Work to do:
Find each line holding the word "standalone" and give the number of such lines, nothing else.

----- Dataset records -----

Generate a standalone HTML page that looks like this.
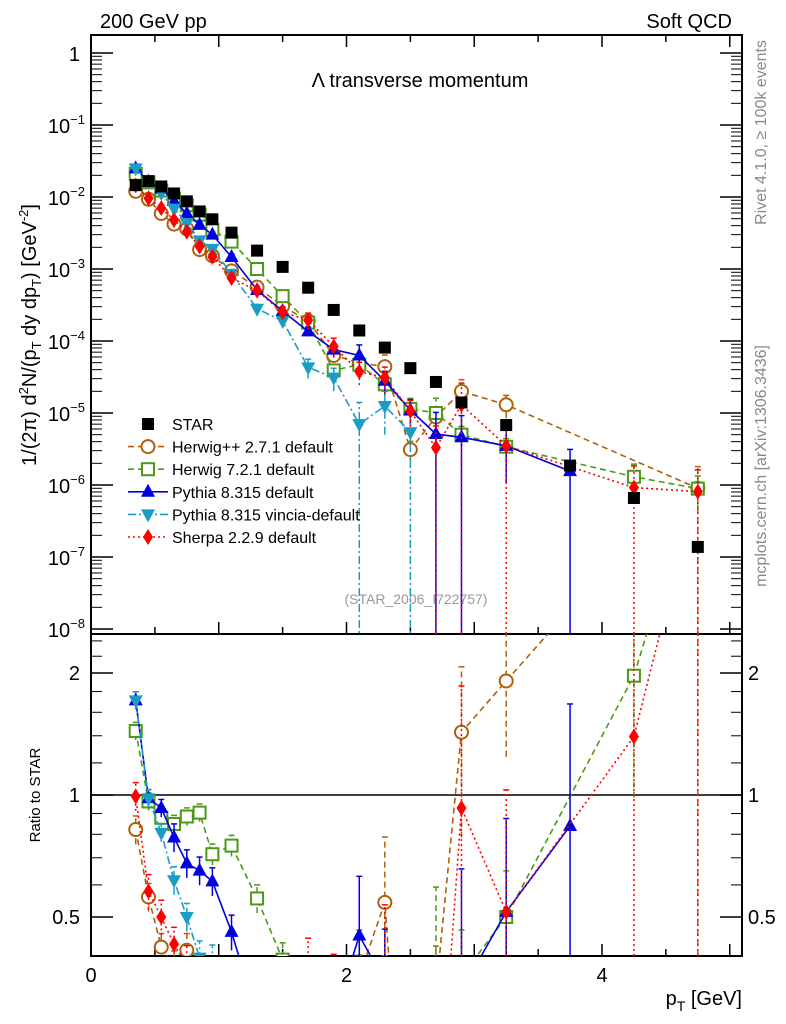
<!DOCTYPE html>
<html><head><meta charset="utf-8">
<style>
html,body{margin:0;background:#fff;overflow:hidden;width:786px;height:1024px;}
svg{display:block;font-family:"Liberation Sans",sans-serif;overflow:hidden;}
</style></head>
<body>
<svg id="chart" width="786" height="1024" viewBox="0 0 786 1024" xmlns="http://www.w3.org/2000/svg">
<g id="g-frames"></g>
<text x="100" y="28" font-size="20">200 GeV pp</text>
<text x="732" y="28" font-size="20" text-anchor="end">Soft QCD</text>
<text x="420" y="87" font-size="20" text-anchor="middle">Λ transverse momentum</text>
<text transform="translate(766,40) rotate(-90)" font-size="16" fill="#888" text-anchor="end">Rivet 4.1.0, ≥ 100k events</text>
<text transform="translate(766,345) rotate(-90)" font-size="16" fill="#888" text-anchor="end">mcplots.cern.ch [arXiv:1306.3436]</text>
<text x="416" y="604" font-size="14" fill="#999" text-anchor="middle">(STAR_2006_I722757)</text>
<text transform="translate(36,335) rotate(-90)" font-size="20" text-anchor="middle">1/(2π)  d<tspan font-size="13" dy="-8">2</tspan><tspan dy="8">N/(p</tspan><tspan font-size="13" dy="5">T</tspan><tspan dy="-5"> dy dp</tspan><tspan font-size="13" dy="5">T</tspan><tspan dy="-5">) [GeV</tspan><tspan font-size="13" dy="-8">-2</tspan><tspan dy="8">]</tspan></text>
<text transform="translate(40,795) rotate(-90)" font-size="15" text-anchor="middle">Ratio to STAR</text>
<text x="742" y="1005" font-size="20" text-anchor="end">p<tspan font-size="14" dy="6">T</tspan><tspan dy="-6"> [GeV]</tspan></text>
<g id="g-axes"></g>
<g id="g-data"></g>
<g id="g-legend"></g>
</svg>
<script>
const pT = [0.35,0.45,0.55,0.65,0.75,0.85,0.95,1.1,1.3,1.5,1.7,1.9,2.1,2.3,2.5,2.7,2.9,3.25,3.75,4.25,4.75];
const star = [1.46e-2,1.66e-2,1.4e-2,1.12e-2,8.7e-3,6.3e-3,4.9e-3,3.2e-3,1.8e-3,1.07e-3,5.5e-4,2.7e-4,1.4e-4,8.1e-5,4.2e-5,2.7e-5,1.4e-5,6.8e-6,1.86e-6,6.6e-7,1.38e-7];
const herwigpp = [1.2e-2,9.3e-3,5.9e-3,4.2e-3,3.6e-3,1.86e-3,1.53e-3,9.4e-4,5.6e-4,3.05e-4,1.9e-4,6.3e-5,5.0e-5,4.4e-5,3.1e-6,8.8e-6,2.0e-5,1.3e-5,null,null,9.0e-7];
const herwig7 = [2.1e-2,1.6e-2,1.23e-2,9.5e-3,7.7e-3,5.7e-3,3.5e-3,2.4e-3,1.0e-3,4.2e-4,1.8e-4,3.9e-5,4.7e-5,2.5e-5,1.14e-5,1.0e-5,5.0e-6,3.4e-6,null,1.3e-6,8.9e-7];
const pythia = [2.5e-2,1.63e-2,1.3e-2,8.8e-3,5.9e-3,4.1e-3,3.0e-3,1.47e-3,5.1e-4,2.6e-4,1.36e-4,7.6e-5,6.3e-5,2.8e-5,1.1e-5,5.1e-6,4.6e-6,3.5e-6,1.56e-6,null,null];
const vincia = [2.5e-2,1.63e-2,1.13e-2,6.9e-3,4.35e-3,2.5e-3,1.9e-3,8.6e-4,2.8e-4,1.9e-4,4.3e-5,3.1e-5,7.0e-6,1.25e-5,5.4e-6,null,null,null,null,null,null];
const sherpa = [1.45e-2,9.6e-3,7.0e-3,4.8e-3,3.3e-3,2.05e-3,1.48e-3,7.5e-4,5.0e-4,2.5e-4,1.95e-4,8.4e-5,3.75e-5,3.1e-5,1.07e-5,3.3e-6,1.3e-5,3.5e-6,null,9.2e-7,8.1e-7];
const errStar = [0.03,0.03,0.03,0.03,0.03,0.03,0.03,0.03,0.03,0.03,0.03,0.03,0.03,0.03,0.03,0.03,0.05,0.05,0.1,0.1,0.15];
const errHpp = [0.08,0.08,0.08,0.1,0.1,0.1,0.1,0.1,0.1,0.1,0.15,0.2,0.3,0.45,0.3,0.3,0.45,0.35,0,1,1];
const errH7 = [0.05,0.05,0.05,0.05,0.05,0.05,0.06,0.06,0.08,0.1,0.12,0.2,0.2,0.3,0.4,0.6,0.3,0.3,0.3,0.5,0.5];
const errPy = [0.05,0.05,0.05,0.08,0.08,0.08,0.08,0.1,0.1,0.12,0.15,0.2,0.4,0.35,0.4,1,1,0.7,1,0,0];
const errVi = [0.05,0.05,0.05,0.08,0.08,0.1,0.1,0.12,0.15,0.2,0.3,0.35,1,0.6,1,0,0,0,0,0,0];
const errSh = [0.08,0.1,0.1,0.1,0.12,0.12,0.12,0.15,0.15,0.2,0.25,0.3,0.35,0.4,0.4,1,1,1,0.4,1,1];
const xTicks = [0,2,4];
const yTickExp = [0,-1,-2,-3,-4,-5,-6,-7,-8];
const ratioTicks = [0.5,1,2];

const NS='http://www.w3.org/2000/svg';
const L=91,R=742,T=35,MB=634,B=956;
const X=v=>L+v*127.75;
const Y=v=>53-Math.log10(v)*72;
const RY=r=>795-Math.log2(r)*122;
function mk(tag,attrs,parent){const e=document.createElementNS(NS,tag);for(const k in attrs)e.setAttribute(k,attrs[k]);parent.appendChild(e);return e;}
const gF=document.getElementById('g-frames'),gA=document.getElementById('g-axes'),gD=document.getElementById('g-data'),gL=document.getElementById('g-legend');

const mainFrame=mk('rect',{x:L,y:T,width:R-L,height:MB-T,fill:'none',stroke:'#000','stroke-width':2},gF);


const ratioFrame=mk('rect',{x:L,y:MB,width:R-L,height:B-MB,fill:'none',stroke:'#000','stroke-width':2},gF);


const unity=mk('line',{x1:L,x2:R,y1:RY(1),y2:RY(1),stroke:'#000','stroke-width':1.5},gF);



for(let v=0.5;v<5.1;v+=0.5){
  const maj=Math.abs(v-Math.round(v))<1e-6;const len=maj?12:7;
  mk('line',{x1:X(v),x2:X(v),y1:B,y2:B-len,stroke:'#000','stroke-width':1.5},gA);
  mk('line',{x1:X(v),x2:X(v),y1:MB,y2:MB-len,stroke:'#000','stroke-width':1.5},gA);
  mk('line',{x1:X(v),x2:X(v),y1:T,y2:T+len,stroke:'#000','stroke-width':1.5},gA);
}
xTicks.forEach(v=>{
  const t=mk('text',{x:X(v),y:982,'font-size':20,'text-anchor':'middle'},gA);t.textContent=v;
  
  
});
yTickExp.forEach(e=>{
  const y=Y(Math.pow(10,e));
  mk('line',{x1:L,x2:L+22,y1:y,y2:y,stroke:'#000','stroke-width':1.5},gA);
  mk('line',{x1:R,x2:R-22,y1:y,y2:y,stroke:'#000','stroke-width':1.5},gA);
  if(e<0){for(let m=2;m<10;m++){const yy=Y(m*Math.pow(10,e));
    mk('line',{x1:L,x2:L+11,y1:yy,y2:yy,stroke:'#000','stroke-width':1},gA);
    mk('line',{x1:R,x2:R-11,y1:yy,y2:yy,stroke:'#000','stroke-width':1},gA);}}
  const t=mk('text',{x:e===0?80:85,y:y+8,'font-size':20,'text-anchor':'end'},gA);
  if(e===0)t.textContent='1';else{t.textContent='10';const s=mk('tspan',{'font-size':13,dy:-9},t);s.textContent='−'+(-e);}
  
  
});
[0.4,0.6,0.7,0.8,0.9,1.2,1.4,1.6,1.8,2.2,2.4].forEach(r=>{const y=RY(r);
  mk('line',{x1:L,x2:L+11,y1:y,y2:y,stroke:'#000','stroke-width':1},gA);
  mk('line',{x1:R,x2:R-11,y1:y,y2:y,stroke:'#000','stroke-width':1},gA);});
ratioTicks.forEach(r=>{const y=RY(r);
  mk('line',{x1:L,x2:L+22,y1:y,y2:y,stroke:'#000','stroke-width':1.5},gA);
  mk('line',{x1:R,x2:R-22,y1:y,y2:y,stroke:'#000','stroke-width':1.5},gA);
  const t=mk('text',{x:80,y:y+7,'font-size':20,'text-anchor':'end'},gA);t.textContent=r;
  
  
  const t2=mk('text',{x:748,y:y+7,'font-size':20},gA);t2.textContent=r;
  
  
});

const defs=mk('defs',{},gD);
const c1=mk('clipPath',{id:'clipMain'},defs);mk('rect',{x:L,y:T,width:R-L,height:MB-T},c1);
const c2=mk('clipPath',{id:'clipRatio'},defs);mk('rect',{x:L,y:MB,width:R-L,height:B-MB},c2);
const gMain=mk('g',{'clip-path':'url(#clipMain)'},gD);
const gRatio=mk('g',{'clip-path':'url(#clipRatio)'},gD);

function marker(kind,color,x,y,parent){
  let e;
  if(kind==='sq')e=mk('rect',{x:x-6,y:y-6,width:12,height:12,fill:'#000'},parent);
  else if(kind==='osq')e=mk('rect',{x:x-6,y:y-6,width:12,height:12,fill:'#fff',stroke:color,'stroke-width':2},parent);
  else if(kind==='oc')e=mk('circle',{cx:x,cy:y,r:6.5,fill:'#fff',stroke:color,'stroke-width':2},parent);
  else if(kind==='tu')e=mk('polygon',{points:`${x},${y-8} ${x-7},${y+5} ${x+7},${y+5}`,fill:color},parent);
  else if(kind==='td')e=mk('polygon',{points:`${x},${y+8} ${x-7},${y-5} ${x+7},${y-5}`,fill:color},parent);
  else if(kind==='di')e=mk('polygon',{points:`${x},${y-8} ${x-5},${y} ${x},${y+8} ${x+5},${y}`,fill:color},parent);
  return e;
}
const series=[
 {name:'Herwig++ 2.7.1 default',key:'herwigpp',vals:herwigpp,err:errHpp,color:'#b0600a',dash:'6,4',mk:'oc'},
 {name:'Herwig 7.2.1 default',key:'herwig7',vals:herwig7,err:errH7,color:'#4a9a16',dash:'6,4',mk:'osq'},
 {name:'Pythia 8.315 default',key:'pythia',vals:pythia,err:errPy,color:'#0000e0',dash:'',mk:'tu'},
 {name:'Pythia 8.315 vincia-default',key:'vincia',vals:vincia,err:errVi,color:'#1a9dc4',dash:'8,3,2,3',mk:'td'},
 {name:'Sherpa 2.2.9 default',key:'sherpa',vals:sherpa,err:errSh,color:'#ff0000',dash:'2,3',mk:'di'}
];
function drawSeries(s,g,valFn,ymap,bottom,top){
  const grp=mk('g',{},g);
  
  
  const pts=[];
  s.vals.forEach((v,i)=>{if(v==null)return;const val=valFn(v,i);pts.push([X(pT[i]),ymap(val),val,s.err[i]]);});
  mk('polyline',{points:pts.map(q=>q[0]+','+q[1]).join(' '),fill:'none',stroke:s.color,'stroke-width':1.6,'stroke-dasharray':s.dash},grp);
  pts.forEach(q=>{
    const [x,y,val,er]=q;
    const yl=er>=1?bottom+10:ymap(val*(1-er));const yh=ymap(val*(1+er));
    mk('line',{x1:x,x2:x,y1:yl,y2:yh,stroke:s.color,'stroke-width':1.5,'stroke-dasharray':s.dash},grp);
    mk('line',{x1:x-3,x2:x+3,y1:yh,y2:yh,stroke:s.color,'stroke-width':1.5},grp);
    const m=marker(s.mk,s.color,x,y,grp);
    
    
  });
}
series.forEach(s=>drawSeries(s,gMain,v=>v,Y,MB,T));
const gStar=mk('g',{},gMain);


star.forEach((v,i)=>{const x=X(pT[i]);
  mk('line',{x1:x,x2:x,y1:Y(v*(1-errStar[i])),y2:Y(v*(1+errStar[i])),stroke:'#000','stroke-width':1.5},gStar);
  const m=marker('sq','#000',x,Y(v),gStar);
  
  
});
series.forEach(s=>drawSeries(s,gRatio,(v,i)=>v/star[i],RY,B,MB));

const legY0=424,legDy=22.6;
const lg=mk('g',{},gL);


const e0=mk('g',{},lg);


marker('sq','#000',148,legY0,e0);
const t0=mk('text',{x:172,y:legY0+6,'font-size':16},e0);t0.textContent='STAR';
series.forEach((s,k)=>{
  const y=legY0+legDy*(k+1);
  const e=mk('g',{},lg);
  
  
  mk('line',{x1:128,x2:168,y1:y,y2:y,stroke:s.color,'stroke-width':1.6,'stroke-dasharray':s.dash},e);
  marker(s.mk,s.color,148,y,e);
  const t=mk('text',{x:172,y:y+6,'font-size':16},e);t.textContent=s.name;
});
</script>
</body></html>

-----
----- Dataset records -----

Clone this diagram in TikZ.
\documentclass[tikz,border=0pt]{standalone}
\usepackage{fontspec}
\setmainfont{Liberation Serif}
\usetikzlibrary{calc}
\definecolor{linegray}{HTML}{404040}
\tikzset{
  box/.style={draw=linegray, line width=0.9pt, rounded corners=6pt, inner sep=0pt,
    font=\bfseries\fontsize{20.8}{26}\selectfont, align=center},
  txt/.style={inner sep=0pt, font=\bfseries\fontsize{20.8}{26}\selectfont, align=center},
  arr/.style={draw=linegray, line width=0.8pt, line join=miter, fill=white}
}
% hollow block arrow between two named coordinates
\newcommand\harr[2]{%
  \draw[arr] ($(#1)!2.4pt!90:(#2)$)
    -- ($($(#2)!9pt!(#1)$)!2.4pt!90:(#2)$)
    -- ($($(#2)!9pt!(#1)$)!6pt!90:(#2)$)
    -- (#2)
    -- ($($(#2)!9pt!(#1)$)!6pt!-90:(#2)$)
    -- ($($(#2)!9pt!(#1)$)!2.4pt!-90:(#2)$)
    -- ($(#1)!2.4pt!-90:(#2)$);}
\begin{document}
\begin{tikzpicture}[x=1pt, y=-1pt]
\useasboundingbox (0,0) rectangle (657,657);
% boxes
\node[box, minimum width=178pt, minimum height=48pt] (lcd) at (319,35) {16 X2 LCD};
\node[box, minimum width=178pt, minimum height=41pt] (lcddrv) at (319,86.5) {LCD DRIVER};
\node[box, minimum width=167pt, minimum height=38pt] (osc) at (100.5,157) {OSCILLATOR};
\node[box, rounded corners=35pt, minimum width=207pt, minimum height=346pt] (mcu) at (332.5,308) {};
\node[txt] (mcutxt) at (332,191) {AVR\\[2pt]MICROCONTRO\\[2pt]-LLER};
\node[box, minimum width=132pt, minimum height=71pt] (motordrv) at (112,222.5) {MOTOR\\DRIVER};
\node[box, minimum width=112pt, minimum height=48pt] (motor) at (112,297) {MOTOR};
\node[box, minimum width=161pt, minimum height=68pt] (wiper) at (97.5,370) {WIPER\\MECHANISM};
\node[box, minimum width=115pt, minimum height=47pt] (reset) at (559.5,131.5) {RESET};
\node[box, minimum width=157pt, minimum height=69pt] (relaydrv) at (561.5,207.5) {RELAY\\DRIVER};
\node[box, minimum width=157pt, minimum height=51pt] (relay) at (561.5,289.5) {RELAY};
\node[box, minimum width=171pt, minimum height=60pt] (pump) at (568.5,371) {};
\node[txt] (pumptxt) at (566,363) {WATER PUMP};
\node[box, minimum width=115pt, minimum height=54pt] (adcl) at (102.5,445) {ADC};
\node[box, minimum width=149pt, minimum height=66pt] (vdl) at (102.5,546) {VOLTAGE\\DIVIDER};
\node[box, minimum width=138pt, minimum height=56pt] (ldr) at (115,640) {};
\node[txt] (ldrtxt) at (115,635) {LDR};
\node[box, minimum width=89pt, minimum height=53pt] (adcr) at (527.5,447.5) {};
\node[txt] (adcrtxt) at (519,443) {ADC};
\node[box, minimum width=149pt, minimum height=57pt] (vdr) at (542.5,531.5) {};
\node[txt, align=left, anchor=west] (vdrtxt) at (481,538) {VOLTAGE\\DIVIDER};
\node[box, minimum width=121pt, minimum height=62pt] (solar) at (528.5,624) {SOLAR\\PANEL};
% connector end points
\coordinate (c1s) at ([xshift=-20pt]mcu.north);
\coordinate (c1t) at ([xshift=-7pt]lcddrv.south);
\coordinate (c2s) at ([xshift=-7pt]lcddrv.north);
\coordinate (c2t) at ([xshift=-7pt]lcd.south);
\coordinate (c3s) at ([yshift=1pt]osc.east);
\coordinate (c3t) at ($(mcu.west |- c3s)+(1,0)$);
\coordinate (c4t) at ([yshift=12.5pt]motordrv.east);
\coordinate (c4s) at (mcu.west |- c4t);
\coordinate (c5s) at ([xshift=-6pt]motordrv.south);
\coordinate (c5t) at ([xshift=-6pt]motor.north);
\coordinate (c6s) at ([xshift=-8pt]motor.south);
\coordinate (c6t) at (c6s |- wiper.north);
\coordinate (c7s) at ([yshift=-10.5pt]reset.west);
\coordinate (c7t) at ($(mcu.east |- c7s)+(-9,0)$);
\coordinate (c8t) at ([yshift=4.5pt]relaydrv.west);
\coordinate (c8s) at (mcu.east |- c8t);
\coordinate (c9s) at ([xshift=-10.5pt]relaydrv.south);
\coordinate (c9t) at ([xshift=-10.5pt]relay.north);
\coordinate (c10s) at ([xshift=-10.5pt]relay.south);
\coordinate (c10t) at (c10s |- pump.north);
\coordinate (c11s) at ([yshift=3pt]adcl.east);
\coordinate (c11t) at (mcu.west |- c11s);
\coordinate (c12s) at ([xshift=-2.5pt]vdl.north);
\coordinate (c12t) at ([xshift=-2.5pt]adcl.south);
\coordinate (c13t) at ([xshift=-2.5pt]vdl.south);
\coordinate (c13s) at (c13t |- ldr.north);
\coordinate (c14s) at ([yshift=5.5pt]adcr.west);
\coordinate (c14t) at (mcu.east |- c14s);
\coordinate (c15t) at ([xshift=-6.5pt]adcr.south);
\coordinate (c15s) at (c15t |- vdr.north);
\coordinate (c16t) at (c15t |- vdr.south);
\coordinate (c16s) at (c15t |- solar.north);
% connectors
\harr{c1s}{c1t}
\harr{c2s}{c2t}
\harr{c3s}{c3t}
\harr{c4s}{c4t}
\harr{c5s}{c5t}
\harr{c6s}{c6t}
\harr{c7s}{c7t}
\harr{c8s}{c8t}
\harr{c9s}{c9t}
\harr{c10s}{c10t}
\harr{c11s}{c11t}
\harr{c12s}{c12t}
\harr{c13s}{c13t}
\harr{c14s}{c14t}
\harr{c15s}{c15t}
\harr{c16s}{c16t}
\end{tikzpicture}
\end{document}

-----
----- Dataset records -----

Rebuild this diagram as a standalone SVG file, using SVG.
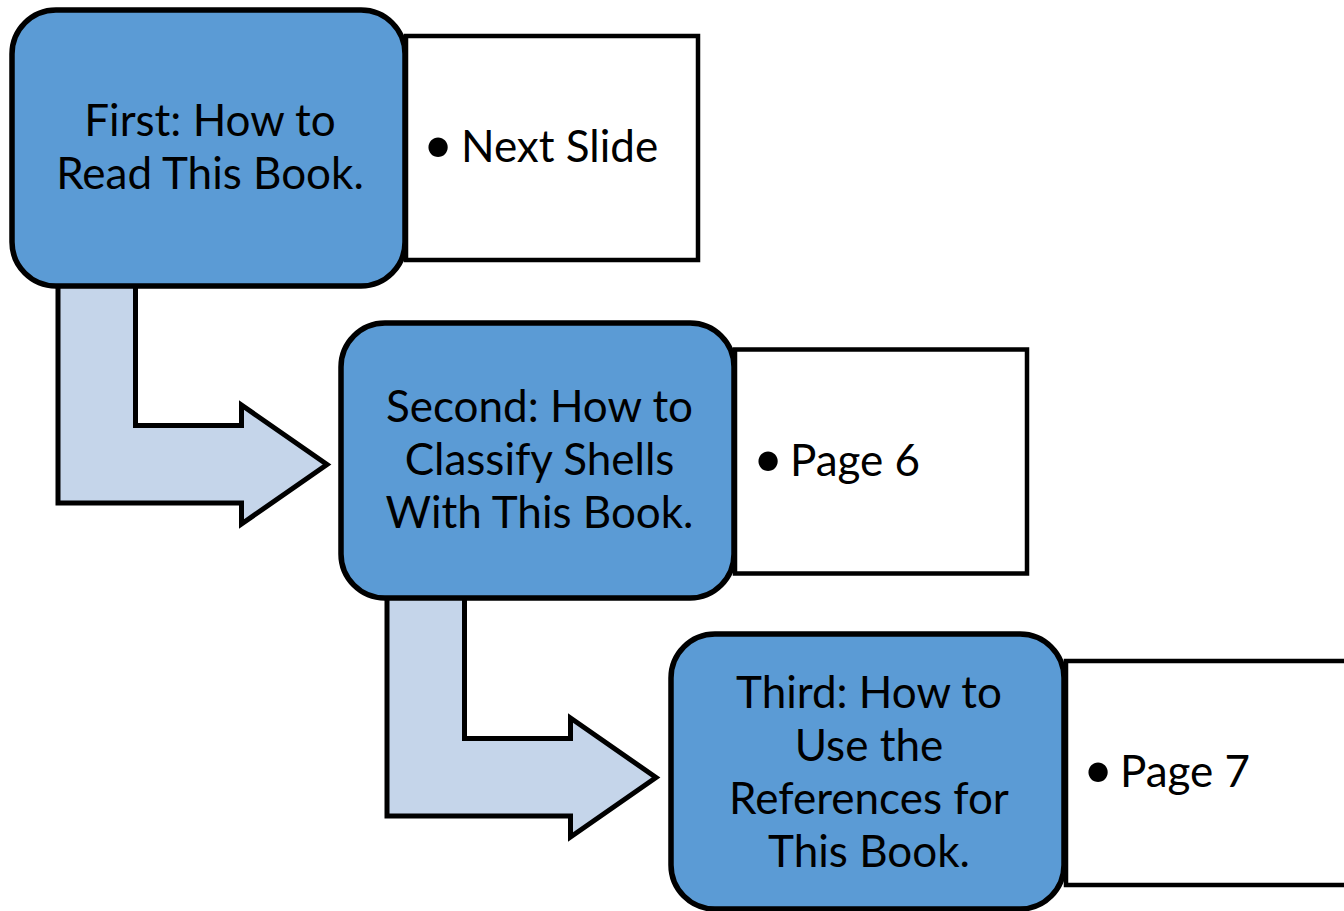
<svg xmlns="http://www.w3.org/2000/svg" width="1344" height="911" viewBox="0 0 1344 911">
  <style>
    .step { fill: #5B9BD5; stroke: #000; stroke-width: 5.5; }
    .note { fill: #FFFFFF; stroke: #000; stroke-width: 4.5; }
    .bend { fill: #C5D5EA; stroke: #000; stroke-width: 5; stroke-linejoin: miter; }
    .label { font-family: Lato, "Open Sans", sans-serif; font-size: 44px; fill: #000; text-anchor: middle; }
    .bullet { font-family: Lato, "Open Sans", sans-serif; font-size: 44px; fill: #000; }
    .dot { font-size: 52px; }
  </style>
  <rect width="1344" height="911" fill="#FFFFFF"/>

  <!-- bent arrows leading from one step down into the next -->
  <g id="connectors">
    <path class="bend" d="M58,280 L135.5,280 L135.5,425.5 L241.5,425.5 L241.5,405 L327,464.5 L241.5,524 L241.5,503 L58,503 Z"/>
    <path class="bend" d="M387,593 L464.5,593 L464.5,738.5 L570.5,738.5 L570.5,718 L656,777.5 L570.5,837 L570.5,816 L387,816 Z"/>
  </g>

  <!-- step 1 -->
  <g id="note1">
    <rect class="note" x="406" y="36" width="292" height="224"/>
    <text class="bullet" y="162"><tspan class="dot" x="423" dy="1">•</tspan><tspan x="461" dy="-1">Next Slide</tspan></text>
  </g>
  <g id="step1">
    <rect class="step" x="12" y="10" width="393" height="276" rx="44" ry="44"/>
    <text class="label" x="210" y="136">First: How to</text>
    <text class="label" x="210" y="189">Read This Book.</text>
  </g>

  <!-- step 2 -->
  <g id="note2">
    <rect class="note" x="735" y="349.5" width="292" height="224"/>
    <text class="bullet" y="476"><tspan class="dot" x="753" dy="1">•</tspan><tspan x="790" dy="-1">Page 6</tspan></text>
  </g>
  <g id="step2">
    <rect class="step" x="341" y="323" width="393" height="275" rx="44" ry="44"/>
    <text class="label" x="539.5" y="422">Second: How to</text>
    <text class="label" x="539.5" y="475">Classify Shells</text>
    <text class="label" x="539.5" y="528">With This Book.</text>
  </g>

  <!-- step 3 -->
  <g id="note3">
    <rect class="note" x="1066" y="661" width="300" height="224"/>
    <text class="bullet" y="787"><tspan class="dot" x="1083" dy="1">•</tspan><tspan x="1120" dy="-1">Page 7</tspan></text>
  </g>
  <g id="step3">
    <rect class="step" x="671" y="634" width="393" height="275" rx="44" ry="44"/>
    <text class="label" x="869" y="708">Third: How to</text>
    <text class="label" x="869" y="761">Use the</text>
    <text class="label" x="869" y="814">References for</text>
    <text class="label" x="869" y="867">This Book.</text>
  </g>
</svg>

-----

Final answer:
3